Прошло время, когда Золя искал газеты, чтобы напечатать свой роман. Теперь издатели газет сами гоняются за ним по пятам. Публикация в газете еще не оконченного романа с продолжением осложняет работу писателя. В конце сентября 1879 года издатель газеты «Вольтер» Жюль Лаффитт попросил у Золя разрешения начать публикацию еще не оконченной «Нана». 16 октября начинается публикация романа. Она сопровождается рекламной шумихой. Сеар писал:
«„Нана“ вызывает огромное любопытство. Это имя пестрит на всех стенах Парижа. Это превращается в наваждение, кошмар. „Вольтер“ из номера в номер печатает рекламу. Вы даже не можете представить себе, сколько афиш на стенах домов!» Рекламы — повсюду, даже «на конце трубки, откуда прикуривают в каждой табачной лавке».
В марте 1880 года Шарпантье продал по установленной цене 55 000 экземпляров и дал распоряжение сделать 10 000 дополнительных. В 1895 году тираж «Нана» достиг 149 000 экземпляров, в 1902 — 193 000, в 1928 — 278 000. В 1962 году он приблизился к 400 000 экземпляров.
Флобер на протяжении полутора лет следил за тем, как рождалась «Нана». Книга вызвала у него восхищение:
«То, что вы могли бы употребить меньше грубых слов, — это так… То, что некоторые страницы возмущают целомудренные души, — согласен. Ну и что же? Что из этого следует? К черту идиотов (sic), во всяком случае, это ново и смело сделано. Нана, не переставая быть реальной, превращается в миф»[86].
Важно подчеркнуть, что Флобер, опережая на полвека свое время, употребляет слово «миф» в таком же значении, в каком мы используем его сейчас. Да, Нана — мифический образ. Но откуда возник этот миф? Из ненависти Золя к Второй империи и буржуазии, из робости Золя перед женщиной. Габриэлла не без оснований ревновала своего мужа.

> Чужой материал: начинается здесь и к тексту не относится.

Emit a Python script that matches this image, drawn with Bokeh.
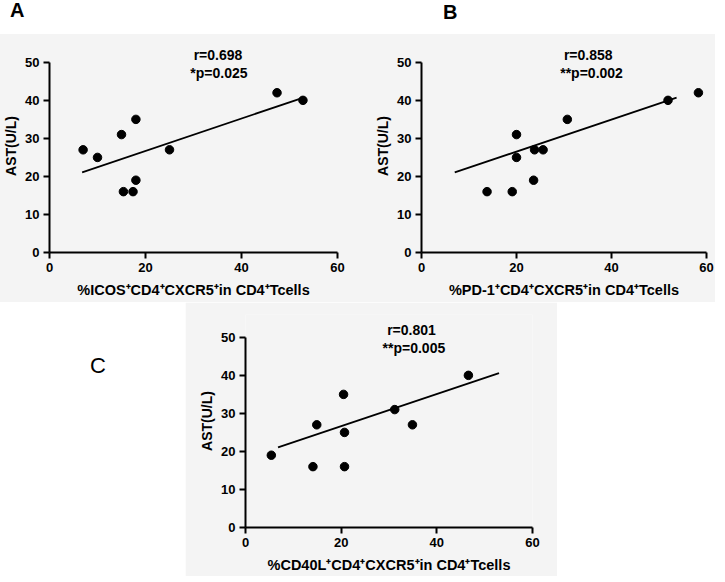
from bokeh.plotting import figure
from bokeh.models import Range1d, FixedTicker, Label, Div, Spacer
from bokeh.layouts import row, column
from bokeh.embed import file_html
from bokeh.resources import INLINE

# ---------------- data ----------------
a_x = [7.0, 10.0, 15.0, 18.0, 15.4, 17.4, 18.0, 25.0, 47.4, 52.8]
a_y = [27, 25, 31, 35, 16, 16, 19, 27, 42, 40]
a_fit_x = [6.8, 52.6]
a_fit_y = [21.05, 40.6]
a_stats = ["r=0.698", "*p=0.025"]
a_xlabel = "%ICOS\u207aCD4\u207aCXCR5\u207ain CD4\u207aTcells"

b_x = [13.8, 19.1, 20.0, 20.0, 23.6, 23.8, 25.6, 30.7, 51.9, 58.3]
b_y = [16, 16, 31, 25, 19, 27, 27, 35, 40, 42]
b_fit_x = [7.0, 53.7]
b_fit_y = [21.05, 40.7]
b_stats = ["r=0.858", "**p=0.002"]
b_xlabel = "%PD-1\u207aCD4\u207aCXCR5\u207ain CD4\u207aTcells"

c_x = [5.4, 14.1, 14.9, 20.5, 20.7, 20.7, 31.2, 34.9, 46.6]
c_y = [19, 16, 27, 35, 25, 16, 31, 27, 40]
c_fit_x = [6.8, 53.0]
c_fit_y = [21.05, 40.6]
c_stats = ["r=0.801", "**p=0.005"]
c_xlabel = "%CD40L\u207aCD4\u207aCXCR5\u207ain CD4\u207aTcells"

y_label = "AST(U/L)"
x_ticks = [0, 20, 40, 60]
y_ticks = [0, 10, 20, 30, 40, 50]
panel_letters = ["A", "B", "C"]

FONT = "Liberation Sans"
BG = "#f4f4f4"


def make_panel(xs, ys, fx, fy, stats, stat_x, xlabel,
               frame_w, mb_left, mb_right, mb_top, mb_bottom):
    p = figure(output_backend="svg", toolbar_location=None,
               frame_width=frame_w, frame_height=213,
               min_border_left=mb_left, min_border_right=mb_right,
               min_border_top=mb_top, min_border_bottom=mb_bottom,
               x_range=Range1d(0, 60), y_range=Range1d(0, 56),
               background_fill_color=BG, border_fill_color=BG,
               outline_line_color=None)
    p.xgrid.visible = False
    p.ygrid.visible = False
    p.xaxis.ticker = FixedTicker(ticks=x_ticks)
    p.yaxis.ticker = FixedTicker(ticks=y_ticks)
    p.xaxis.bounds = (0, 60)
    p.yaxis.bounds = (0, 50)
    for ax in (p.xaxis, p.yaxis):
        ax.axis_line_width = 2
        ax.axis_line_color = "black"
        ax.major_tick_line_width = 2
        ax.major_tick_line_color = "black"
        ax.major_tick_out = 6
        ax.major_tick_in = 0
        ax.minor_tick_out = 0
        ax.minor_tick_in = 0
        ax.major_label_text_font = FONT
        ax.major_label_text_font_style = "bold"
        ax.major_label_text_font_size = "13px"
        ax.major_label_text_color = "black"
        ax.major_label_standoff = 4
        ax.axis_label_text_font = FONT
        ax.axis_label_text_font_style = "bold"
        ax.axis_label_text_color = "black"
    p.xaxis.axis_label = xlabel
    p.xaxis.axis_label_text_font_size = "14.5px"
    p.xaxis.axis_label_standoff = 7
    p.yaxis.axis_label = y_label
    p.yaxis.axis_label_text_font_size = "14px"
    p.yaxis.axis_label_standoff = 3

    p.line(fx, fy, line_color="black", line_width=1.8)
    p.scatter(xs, ys, size=8.5, fill_color="black", line_color="black")

    p.add_layout(Label(x=stat_x[0], y=51.9, text=stats[0], text_align="center",
                       text_baseline="middle", text_font=FONT,
                       text_font_style="bold", text_font_size="14px",
                       text_color="black"))
    p.add_layout(Label(x=stat_x[1], y=47.2, text=stats[1], text_align="center",
                       text_baseline="middle", text_font=FONT,
                       text_font_style="bold", text_font_size="14px",
                       text_color="black"))
    return p


pa = make_panel(a_x, a_y, a_fit_x, a_fit_y, a_stats, (35.1, 35.3), a_xlabel,
                288, 43, 23, 5, 50)
pb = make_panel(b_x, b_y, b_fit_x, b_fit_y, b_stats, (35.1, 35.8), b_xlabel,
                285, 61, 9, 5, 50)
pc = make_panel(c_x, c_y, c_fit_x, c_fit_y, c_stats, (34.7, 35.2), c_xlabel,
                287, 60, 25, 12, 49)


def letter_div(txt, w, h, left, top, size, weight):
    html = ('<div style="margin-left:%dpx; margin-top:%dpx; font-family:\'Liberation Sans\', Arial, sans-serif; '
            'font-size:%dpx; font-weight:%s; line-height:1; color:black;">%s</div>'
            % (left, top, size, weight, txt))
    return Div(text=html, width=w, height=h)


div_a = letter_div(panel_letters[0], 354, 24, 5, -5, 20, "bold")
div_b = letter_div(panel_letters[1], 355, 24, 74, -3, 20, "bold")
div_c = letter_div(panel_letters[2], 175, 274, 85, 48, 22, "normal")

layout = column(
    row(div_a, div_b),
    row(pa, pb, styles={"background-color": BG}),
    row(div_c, pc, Spacer(width=162, height=274)),
)

open("out.html", "w").write(file_html(layout, INLINE))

«…Нана появилась обнаженной. Появилась со спокойной дерзостью, уверенная в покоряющей силе своего тела. Она накинула лишь газовое покрывало; ее округлые плечи, грудь амазонки с приподнятыми и твердыми, как острие копья, розовыми сосками, широкие, сладострастно покачивающиеся бедра, полные ляжки, все ее тело, тело очень светлокожей блондинки, угадывалось, просвечивало сквозь легкую белую, как пена, ткань… Когда Нана подымала руки, у нее под мышками в свете рампы виден был золотистый пушок… Зов, шедший от нее, словно от львицы в любовном неистовство, разливался все шире, наполняя зал»[87].